Return the material exactly, first line through the line containing "[289,680],[292,640],[295,610],[298,580],[300,560]]", and nothing more. Pictures stay out.
+++ Dataset excerpt +++
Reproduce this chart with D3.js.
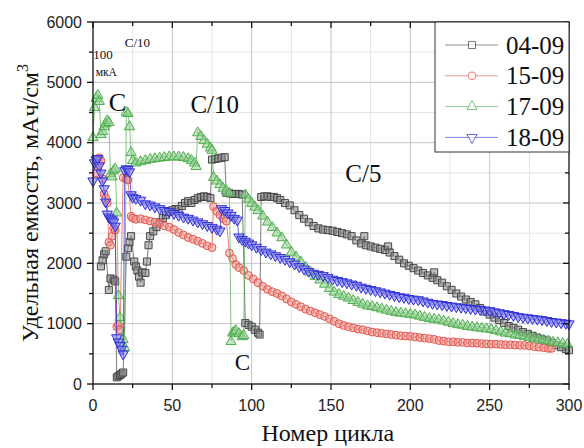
<!DOCTYPE html>
<head>
<meta charset='utf-8'>
<style>
  body { margin: 0; background: #fff; }
</style>
</head>
<body>
<div id='vis'></div>
<script src='https://d3js.org/d3.v7.min.js'></script>
<script>
  // series: [cycle, capacity mAh/cm3]
  const s0409 = [[5,1950],[6,2050],[7,2150],[8,2200],[10,1560],[11,1750],[13,1730],[14,1700],[15,110],[16,130],[17,150],[18,170],[19,190],
    [21,2110],[22,2250],[23,2350],[24,2450],[26,2030],[27,1950],[28,1880],[29,1780],[30,1680],[31,1850],[33,1840],[34,2030],[35,2300],[36,2450],
    [38,2530],[40,2600],[42,2680],[44,2750],[46,2800],[48,2850],[50,2880],[52,2900],[54,2900],[56,2950],[58,3000],[60,3030],[62,3000],[64,3050],
    [66,3080],[68,3100],[70,3110],[72,3100],[74,3080],[75,3720],[77,3730],[79,3740],[81,3750],[83,3760],[84,3170],[86,3160],[88,3150],[90,3150],
    [92,3150],[94,3140],[96,1010],[98,980],[100,950],[102,900],[104,850],[105,820],[106,3100],[108,3110],[110,3110],[112,3100],[114,3100],
    [116,3080],[118,3050],[121,3000],[124,2960],[127,2880],[130,2800],[133,2740],[136,2680],[139,2620],[142,2580],[145,2560],[148,2550],
    [151,2540],[154,2520],[157,2500],[160,2480],[163,2450],[166,2380],[169,2330],[171,2450],[172,2300],[175,2280],[178,2260],[181,2240],
    [184,2220],[186,2280],[187,2180],[190,2120],[193,2060],[196,2000],[199,1960],[202,1920],[205,1880],[208,1840],[211,1800],[214,1760],
    [215,1850],[217,1720],[220,1680],[223,1620],[226,1560],[229,1500],[232,1450],[235,1400],[238,1360],[241,1320],[244,1260],[247,1200],
    [250,1150],[253,1100],[256,1060],[259,1010],[262,960],[265,930],[268,900],[271,860],[274,830],[277,800],[280,770],[283,740],[286,720],
    [289,680],[292,640],[295,610],[298,580],[300,560]]

  const s1509 = [[2,3500],[3,3600],[4,3750],[5,3700],[6,3400],[7,3150],[8,3080],[9,3000],[10,2350],[11,2300],[12,2450],[13,2580],[14,2550],
    [15,950],[16,980],[17,900],[19,3420],[21,3400],[22,3380],[24,2780],[25,2750],[27,2730],[30,2740],[33,2720],[36,2700],[39,2680],[42,2660],
    [45,2620],[48,2600],[51,2560],[54,2510],[57,2470],[60,2430],[63,2400],[66,2370],[69,2330],[72,2290],[75,2260],[76,2940],[78,2860],
    [80,2800],[82,2740],[84,2700],[86,2170],[88,2080],[90,1980],[92,1930],[95,1880],[98,1800],[101,1740],[104,1680],[107,1620],[110,1570],
    [113,1530],[116,1500],[119,1460],[122,1410],[125,1360],[128,1320],[131,1280],[134,1240],[137,1210],[140,1180],[143,1150],[146,1120],
    [149,1080],[152,1040],[155,1000],[158,970],[161,950],[164,930],[167,910],[170,900],[173,880],[176,860],[179,850],[182,840],[185,830],
    [188,820],[191,810],[194,800],[197,795],[200,790],[203,780],[206,770],[209,760],[212,750],[215,740],[218,720],[221,710],[224,700],
    [227,700],[230,690],[233,690],[236,680],[239,680],[242,675],[245,670],[248,665],[251,660],[254,660],[257,655],[260,650],[263,650],
    [266,645],[269,640],[272,640],[275,630],[278,620],[281,610],[284,600],[287,590],[289,590]]

  const s1709 = [[0,4100],[1,4600],[2,4750],[3,4800],[4,4700],[5,4150],[6,4200],[7,4280],[8,4330],[9,4380],[10,4350],[11,3500],[12,3450],
    [13,3550],[14,3580],[15,2850],[16,1480],[17,1120],[19,750],[20,620],[21,4520],[22,4500],[23,4280],[24,3850],[25,3720],[27,3680],
    [30,3700],[33,3720],[36,3740],[39,3750],[42,3760],[45,3770],[48,3780],[51,3780],[54,3780],[57,3770],[60,3750],[62,3720],[64,3680],
    [65,3620],[66,4180],[68,4120],[70,4050],[72,3990],[74,3930],[75,3890],[76,3440],[78,3380],[80,3320],[82,3260],[84,3220],[86,3180],
    [87,720],[88,860],[89,880],[90,900],[92,850],[94,800],[95,820],[96,3150],[98,3080],[100,3010],[102,2950],[104,2890],[107,2800],
    [110,2700],[113,2610],[116,2520],[119,2440],[122,2320],[125,2200],[128,2120],[131,2040],[134,1950],[137,1870],[140,1800],[143,1740],
    [146,1670],[149,1600],[152,1540],[155,1500],[158,1470],[161,1440],[164,1400],[167,1370],[170,1340],[173,1310],[176,1300],[179,1280],
    [182,1260],[185,1240],[188,1220],[191,1200],[194,1190],[197,1180],[200,1170],[203,1160],[206,1140],[209,1120],[212,1100],[215,1090],
    [218,1080],[221,1060],[224,1040],[227,1020],[230,1000],[233,990],[236,970],[239,960],[242,950],[245,940],[248,930],[251,920],[254,900],
    [257,880],[260,860],[263,850],[266,830],[269,820],[272,800],[275,790],[278,770],[281,760],[284,740],[287,730],[290,710],[293,700],
    [296,690],[299,670]]

  const s1809 = [[0,3350],[1,3650],[2,3700],[3,3720],[4,3600],[5,3480],[6,3350],[7,3220],[8,3000],[9,2800],[10,2750],[11,2720],[12,2700],
    [13,2670],[14,2600],[15,750],[16,680],[17,620],[18,560],[19,480],[20,3520],[21,3550],[22,3540],[23,3500],[24,3120],[25,3080],[27,3060],
    [30,3030],[33,2970],[36,2950],[39,2920],[42,2890],[45,2860],[48,2840],[51,2810],[54,2780],[57,2750],[60,2730],[63,2700],[66,2670],
    [69,2640],[72,2610],[75,2580],[78,2550],[80,2520],[81,2890],[83,2860],[85,2820],[87,2780],[89,2730],[91,2700],[92,2420],[94,2380],
    [96,2350],[98,2320],[100,2290],[103,2250],[106,2210],[109,2170],[112,2140],[115,2110],[118,2080],[121,2050],[124,2010],[127,1970],
    [130,1930],[133,1890],[136,1850],[139,1820],[142,1800],[145,1780],[148,1750],[151,1720],[154,1700],[157,1680],[160,1660],[163,1640],
    [166,1620],[169,1590],[172,1570],[175,1550],[178,1530],[181,1510],[184,1490],[187,1470],[190,1450],[193,1430],[196,1420],[199,1400],
    [202,1390],[205,1380],[208,1360],[211,1340],[214,1320],[217,1310],[220,1300],[223,1285],[226,1275],[229,1265],[232,1255],[235,1245],
    [238,1235],[241,1225],[244,1220],[247,1210],[250,1200],[253,1180],[256,1165],[259,1150],[262,1135],[265,1120],[268,1100],[271,1090],
    [274,1080],[277,1070],[280,1060],[283,1050],[286,1035],[289,1020],[292,1010],[295,1000],[298,990],[300,980]]

  const seriesNames = ['04-09', '15-09', '17-09', '18-09']
  const seriesData = [s0409, s1509, s1709, s1809]

  const xTicks = [0, 50, 100, 150, 200, 250, 300]
  const yTicks = [0, 1000, 2000, 3000, 4000, 5000, 6000]

  // text marks on the plot: [text, cycle, capacity, font size]
  const notes = [['100', 0.1, 5390, 13], ['C/10', 20, 5580, 13], ['мкА', 1.7, 5100, 11.5],
    ['C', 10, 4520, 26], ['C/10', 61.4, 4500, 25], ['C/5', 159, 3340, 25], ['C', 89.4, 230, 23]]

  const colours = ['#484848', '#e5544c', '#4fae4f', '#2f2fd8']
  const fills = ['#8a8a8a', '#f09a94', '#93d093', '#7f7fee']
  const symbols = [d3.symbolSquare, d3.symbolCircle, d3.symbolTriangle, d3.symbolTriangle]
  const symSize = [50, 48, 46, 46]

  const SERIF = "'Liberation Serif', 'DejaVu Serif', 'Times New Roman', serif"
  const SANS = "'Liberation Sans', Arial, 'DejaVu Sans', sans-serif"

  const W = 584, H = 448
  const margin = {top: 22, right: 15, bottom: 64, left: 93}

  const x = d3.scaleLinear().domain([0, 300]).range([margin.left, W - margin.right])
  const y = d3.scaleLinear().domain([0, 6000]).range([H - margin.bottom, margin.top])

  const svg = d3.select('#vis').append('svg')
    .attr('width', W)
    .attr('height', H)

  // grid: minor then major
  const grid = svg.append('g')
  grid.selectAll('.gx-minor').data(d3.range(25, 300, 50)).enter().append('line')
    .attr('x1', x).attr('x2', x).attr('y1', y(0)).attr('y2', y(6000))
    .attr('stroke', '#e4e4e4').attr('stroke-width', 1)
  grid.selectAll('.gy-minor').data(d3.range(500, 6000, 1000)).enter().append('line')
    .attr('y1', y).attr('y2', y).attr('x1', x(0)).attr('x2', x(300))
    .attr('stroke', '#e4e4e4').attr('stroke-width', 1)
  grid.selectAll('.gx').data(xTicks.slice(1, -1)).enter().append('line')
    .attr('x1', x).attr('x2', x).attr('y1', y(0)).attr('y2', y(6000))
    .attr('stroke', '#c6c6c6').attr('stroke-width', 1)
  grid.selectAll('.gy').data(yTicks.slice(1, -1)).enter().append('line')
    .attr('y1', y).attr('y2', y).attr('x1', x(0)).attr('x2', x(300))
    .attr('stroke', '#c6c6c6').attr('stroke-width', 1)

  // series
  const line = d3.line().x(d => x(d[0])).y(d => y(d[1]))
  seriesData.forEach((data, i) => {
    const g = svg.append('g')
    g.append('path')
      .attr('d', line(data))
      .attr('fill', 'none')
      .attr('stroke', colours[i])
      .attr('stroke-width', 0.9)
      .attr('opacity', 0.8)
    const sym = d3.symbol().type(symbols[i]).size(symSize[i])
    g.selectAll('path.m').data(data).enter().append('path')
      .attr('class', 'm')
      .attr('d', sym)
      .attr('transform', d => `translate(${x(d[0])},${y(d[1]) + (i === 3 ? -1 : i === 2 ? 1 : 0)})` + (i === 3 ? ' rotate(180)' : ''))
      .attr('fill', fills[i])
      .attr('fill-opacity', 0.55)
      .attr('stroke', colours[i])
      .attr('stroke-width', 1)
  })

  // frame and ticks
  const axisG = svg.append('g').attr('stroke', '#111').attr('stroke-width', 1.3)
  axisG.append('rect')
    .attr('x', x(0)).attr('y', y(6000))
    .attr('width', x(300) - x(0)).attr('height', y(0) - y(6000))
    .attr('fill', 'none')
  const xAll = d3.range(0, 301, 25)
  const yAll = d3.range(0, 6001, 500)
  axisG.selectAll('.xt').data(xAll).enter().append('line')
    .attr('x1', x).attr('x2', x)
    .attr('y1', y(0)).attr('y2', d => y(0) + (d % 50 === 0 ? 6 : 4))
  axisG.selectAll('.xtt').data(xAll).enter().append('line')
    .attr('x1', x).attr('x2', x)
    .attr('y1', y(6000)).attr('y2', d => y(6000) + (d % 50 === 0 ? 6 : 4))
  axisG.selectAll('.yt').data(yAll).enter().append('line')
    .attr('y1', y).attr('y2', y)
    .attr('x1', x(0)).attr('x2', d => x(0) - (d % 1000 === 0 ? 6 : 4))
  axisG.selectAll('.ytr').data(yAll).enter().append('line')
    .attr('y1', y).attr('y2', y)
    .attr('x1', x(300)).attr('x2', d => x(300) - (d % 1000 === 0 ? 6 : 4))

  svg.selectAll('.xl').data(xTicks).enter().append('text')
    .attr('font-family', SANS).attr('font-size', 16).attr('fill', '#222')
    .attr('x', x).attr('y', y(0) + 27)
    .attr('text-anchor', 'middle')
    .text(d => d)
  svg.selectAll('.yl').data(yTicks).enter().append('text')
    .attr('font-family', SANS).attr('font-size', 16).attr('fill', '#222')
    .attr('x', x(0) - 11).attr('y', d => y(d) + 5.5)
    .attr('text-anchor', 'end')
    .text(d => d)

  // axis titles
  svg.append('text')
    .attr('font-family', SERIF).attr('fill', '#111')
    .attr('x', x(148)).attr('y', 441)
    .attr('text-anchor', 'middle')
    .attr('font-size', 24)
    .text('Номер цикла')
  const yTitle = svg.append('text')
    .attr('font-family', SERIF).attr('fill', '#111')
    .attr('transform', `translate(38, ${(y(0) + y(6000)) / 2}) rotate(-90)`)
    .attr('text-anchor', 'middle')
    .attr('font-size', 24)
  yTitle.append('tspan').text('Удельная емкость, мАч/см')
  yTitle.append('tspan').attr('font-size', 16).attr('dy', -10).text('3')

  // notes
  svg.selectAll('.note').data(notes).enter().append('text')
    .attr('font-family', SERIF).attr('fill', '#111')
    .attr('x', d => x(d[1])).attr('y', d => y(d[2]))
    .attr('font-size', d => d[3])
    .text(d => d[0])

  // legend
  const leg = svg.append('g').attr('transform', `translate(${x(300) - 134}, ${y(6000)})`)
  leg.append('rect')
    .attr('width', 134).attr('height', 130)
    .attr('fill', '#fff').attr('stroke', '#333').attr('stroke-width', 1)
  seriesNames.forEach((name, i) => {
    const ly = 23 + i * 30.8
    leg.append('line')
      .attr('x1', 10).attr('x2', 63).attr('y1', ly).attr('y2', ly)
      .attr('stroke', colours[i]).attr('stroke-width', 1).attr('opacity', 0.6)
    leg.append('path')
      .attr('d', d3.symbol().type(symbols[i]).size(symSize[i])())
      .attr('transform', `translate(37, ${ly}) ` + (i === 3 ? 'rotate(180)' : ''))
      .attr('fill', '#fff')
      .attr('stroke', colours[i]).attr('stroke-width', 1).attr('opacity', 0.75)
    leg.append('text')
      .attr('font-family', SERIF).attr('fill', '#111')
      .attr('x', 71).attr('y', ly + 8.5)
      .attr('font-size', 25)
      .text(name)
  })
</script>
</body>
+++
**Full answer**
Reproduce this chart with D3.js.
<!DOCTYPE html>
<head>
<meta charset='utf-8'>
<style>
  body { margin: 0; background: #fff; }
</style>
</head>
<body>
<div id='vis'></div>
<script src='https://d3js.org/d3.v7.min.js'></script>
<script>
  // series: [cycle, capacity mAh/cm3]
  const s0409 = [[5,1950],[6,2050],[7,2150],[8,2200],[10,1560],[11,1750],[13,1730],[14,1700],[15,110],[16,130],[17,150],[18,170],[19,190],
    [21,2110],[22,2250],[23,2350],[24,2450],[26,2030],[27,1950],[28,1880],[29,1780],[30,1680],[31,1850],[33,1840],[34,2030],[35,2300],[36,2450],
    [38,2530],[40,2600],[42,2680],[44,2750],[46,2800],[48,2850],[50,2880],[52,2900],[54,2900],[56,2950],[58,3000],[60,3030],[62,3000],[64,3050],
    [66,3080],[68,3100],[70,3110],[72,3100],[74,3080],[75,3720],[77,3730],[79,3740],[81,3750],[83,3760],[84,3170],[86,3160],[88,3150],[90,3150],
    [92,3150],[94,3140],[96,1010],[98,980],[100,950],[102,900],[104,850],[105,820],[106,3100],[108,3110],[110,3110],[112,3100],[114,3100],
    [116,3080],[118,3050],[121,3000],[124,2960],[127,2880],[130,2800],[133,2740],[136,2680],[139,2620],[142,2580],[145,2560],[148,2550],
    [151,2540],[154,2520],[157,2500],[160,2480],[163,2450],[166,2380],[169,2330],[171,2450],[172,2300],[175,2280],[178,2260],[181,2240],
    [184,2220],[186,2280],[187,2180],[190,2120],[193,2060],[196,2000],[199,1960],[202,1920],[205,1880],[208,1840],[211,1800],[214,1760],
    [215,1850],[217,1720],[220,1680],[223,1620],[226,1560],[229,1500],[232,1450],[235,1400],[238,1360],[241,1320],[244,1260],[247,1200],
    [250,1150],[253,1100],[256,1060],[259,1010],[262,960],[265,930],[268,900],[271,860],[274,830],[277,800],[280,770],[283,740],[286,720],
    [289,680],[292,640],[295,610],[298,580],[300,560]]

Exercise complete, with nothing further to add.